What you will do: Print exactly the lines from the first one down to the line containing "plt.rcParams['font.family'] = ['Liberation", both ends included, with no pictures and nothing else.

Recorded information:
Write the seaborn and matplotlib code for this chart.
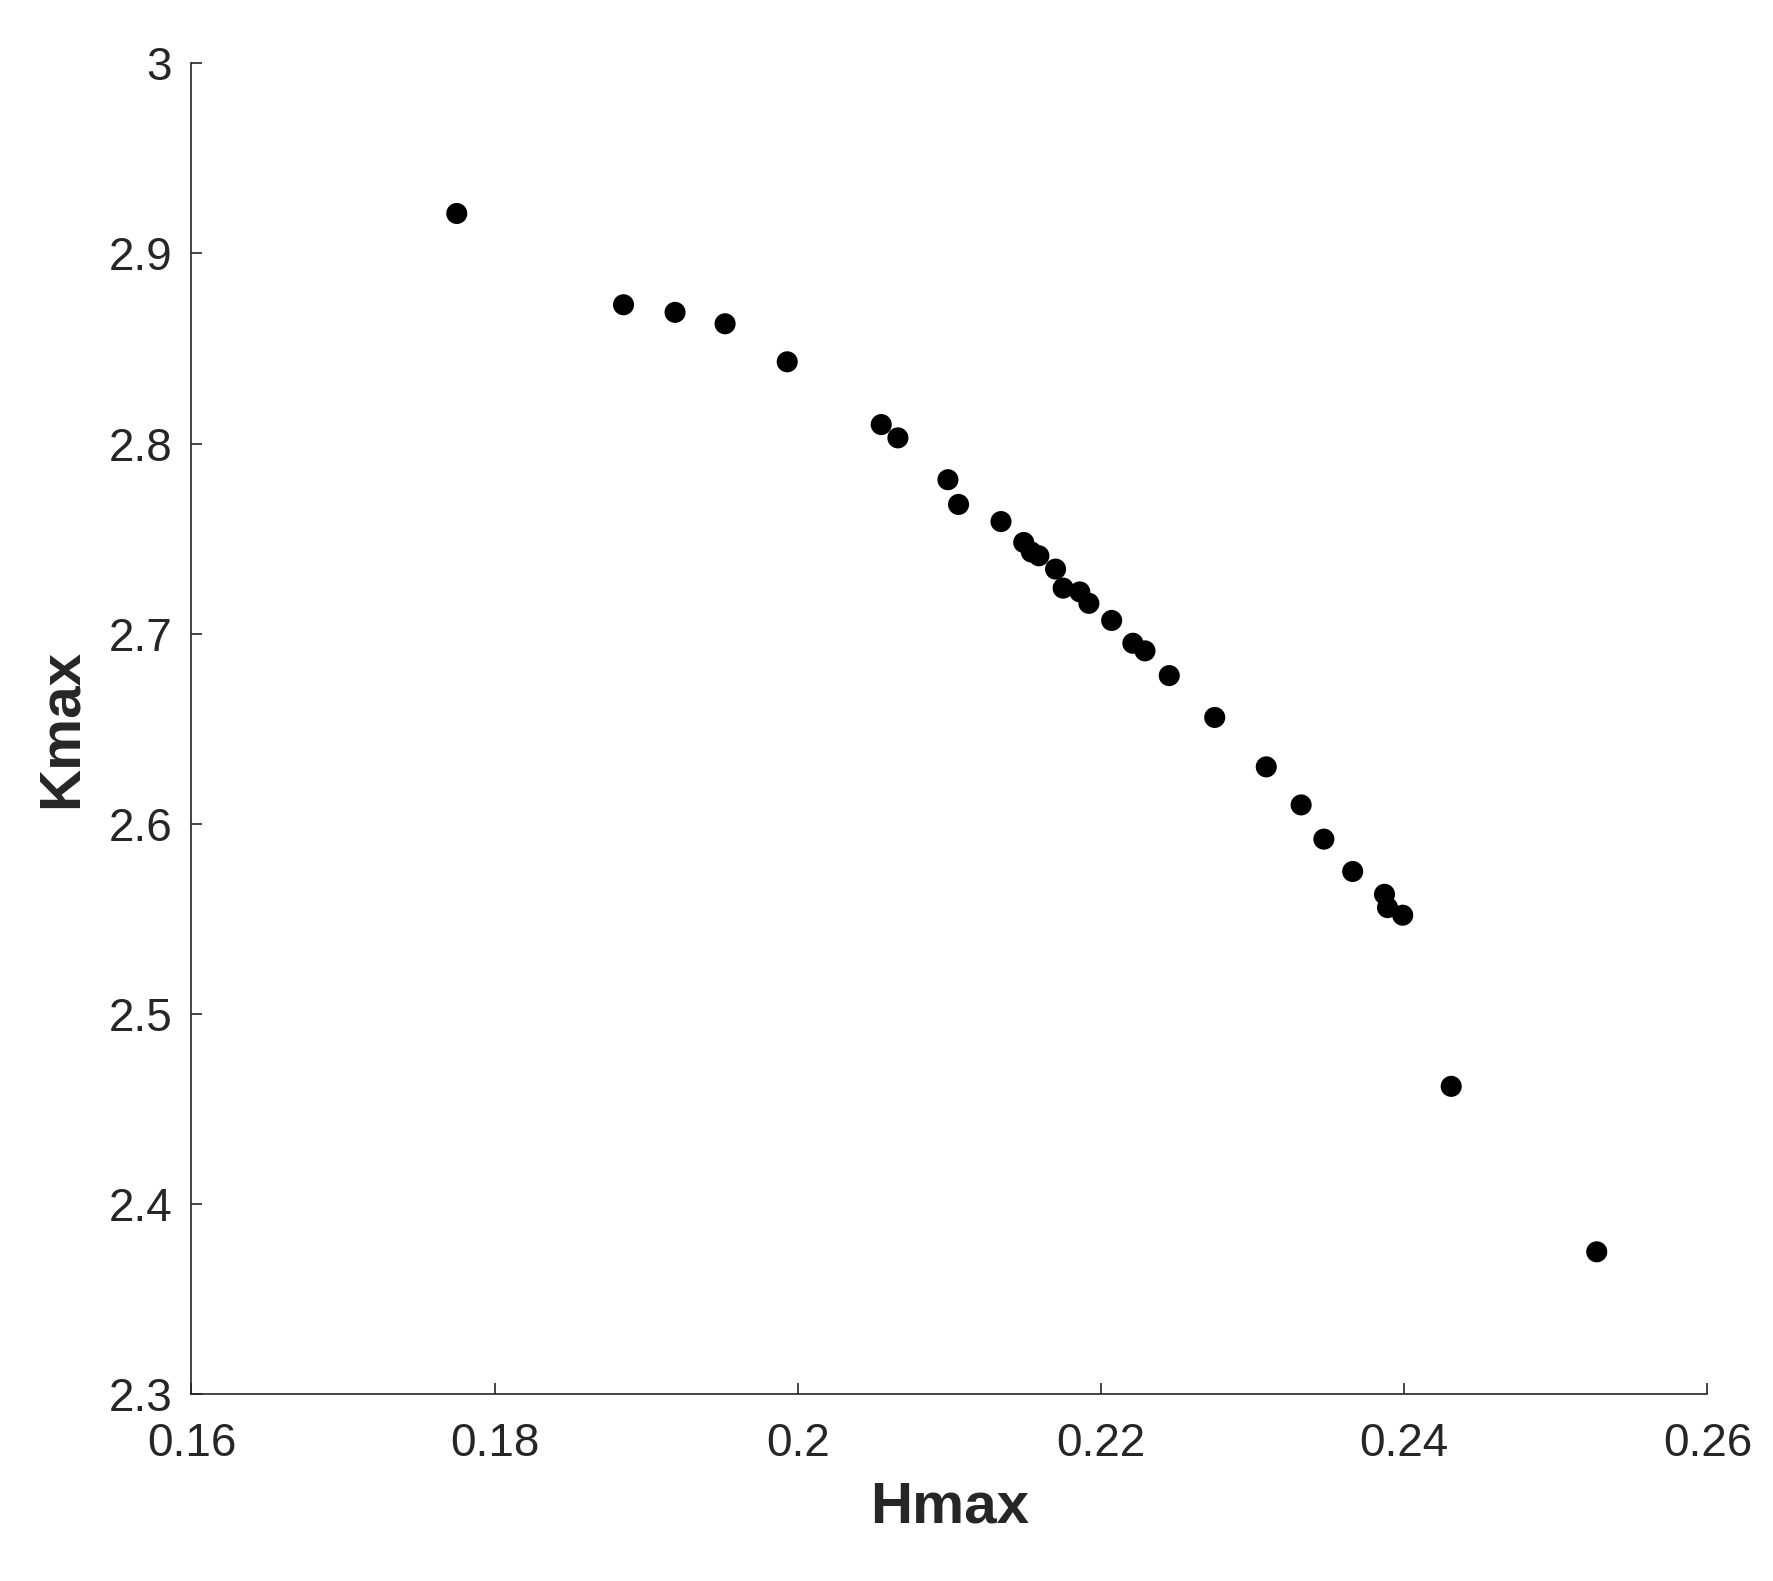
import numpy as np
import pandas as pd
import matplotlib
matplotlib.use("Agg")
import matplotlib.pyplot as plt
import seaborn as sns

sns.set_style("ticks")
plt.rcParams['font.family'] = ['Liberation Sans', 'DejaVu Sans']

hmax = [0.1775, 0.1885, 0.1919, 0.1952, 0.1993, 0.2055, 0.2066, 0.2099, 0.2106,
        0.2134, 0.2149, 0.2154, 0.2159, 0.2170, 0.2175, 0.2186, 0.2192, 0.2207,
        0.2221, 0.2229, 0.2245, 0.2275, 0.2309, 0.2332, 0.2347, 0.2366, 0.2387,
        0.2389, 0.2399, 0.2431, 0.2527]
kmax = [2.921, 2.873, 2.869, 2.863, 2.843, 2.810, 2.803, 2.781, 2.768,
        2.759, 2.748, 2.743, 2.741, 2.734, 2.724, 2.722, 2.716, 2.707,
        2.695, 2.691, 2.678, 2.656, 2.630, 2.610, 2.592, 2.575, 2.563,
        2.556, 2.552, 2.462, 2.375]
df = pd.DataFrame({"Hmax": hmax, "Kmax": kmax})

fig = plt.figure(figsize=(17.73, 15.81), dpi=100)
ax = fig.add_axes([0.108, 0.118, 0.855, 0.842])
sns.scatterplot(data=df, x="Hmax", y="Kmax", color="black", s=230, edgecolor="none", ax=ax)

ax.set_xlim(0.16, 0.26)
ax.set_ylim(2.3, 3.0)
ax.set_xticks([0.16, 0.18, 0.2, 0.22, 0.24, 0.26])
ax.set_xticklabels(["0.16", "0.18", "0.2", "0.22", "0.24", "0.26"])
ax.set_yticks([2.3, 2.4, 2.5, 2.6, 2.7, 2.8, 2.9, 3.0])
ax.set_yticklabels(["2.3", "2.4", "2.5", "2.6", "2.7", "2.8", "2.9", "3"])
ax.tick_params(direction="in", labelsize=33, length=8, width=1.2, colors="#262626")
ax.tick_params(axis="x", pad=20)
ax.tick_params(axis="y", pad=14)
for s in ["left", "bottom"]:
    ax.spines[s].set_color("#262626")
    ax.spines[s].set_linewidth(1.2)
sns.despine(ax=ax)
ax.set_xlabel("Hmax", fontsize=42, fontweight="bold", color="#262626", labelpad=10)
ax.set_ylabel("Kmax", fontsize=42, fontweight="bold", color="#262626", labelpad=14)

fig.savefig("out.png", dpi=100)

Exercise output:
Write the seaborn and matplotlib code for this chart.
import numpy as np
import pandas as pd
import matplotlib
matplotlib.use("Agg")
import matplotlib.pyplot as plt
import seaborn as sns

sns.set_style("ticks")
plt.rcParams['font.family'] = ['Liberation Sans', 'DejaVu Sans']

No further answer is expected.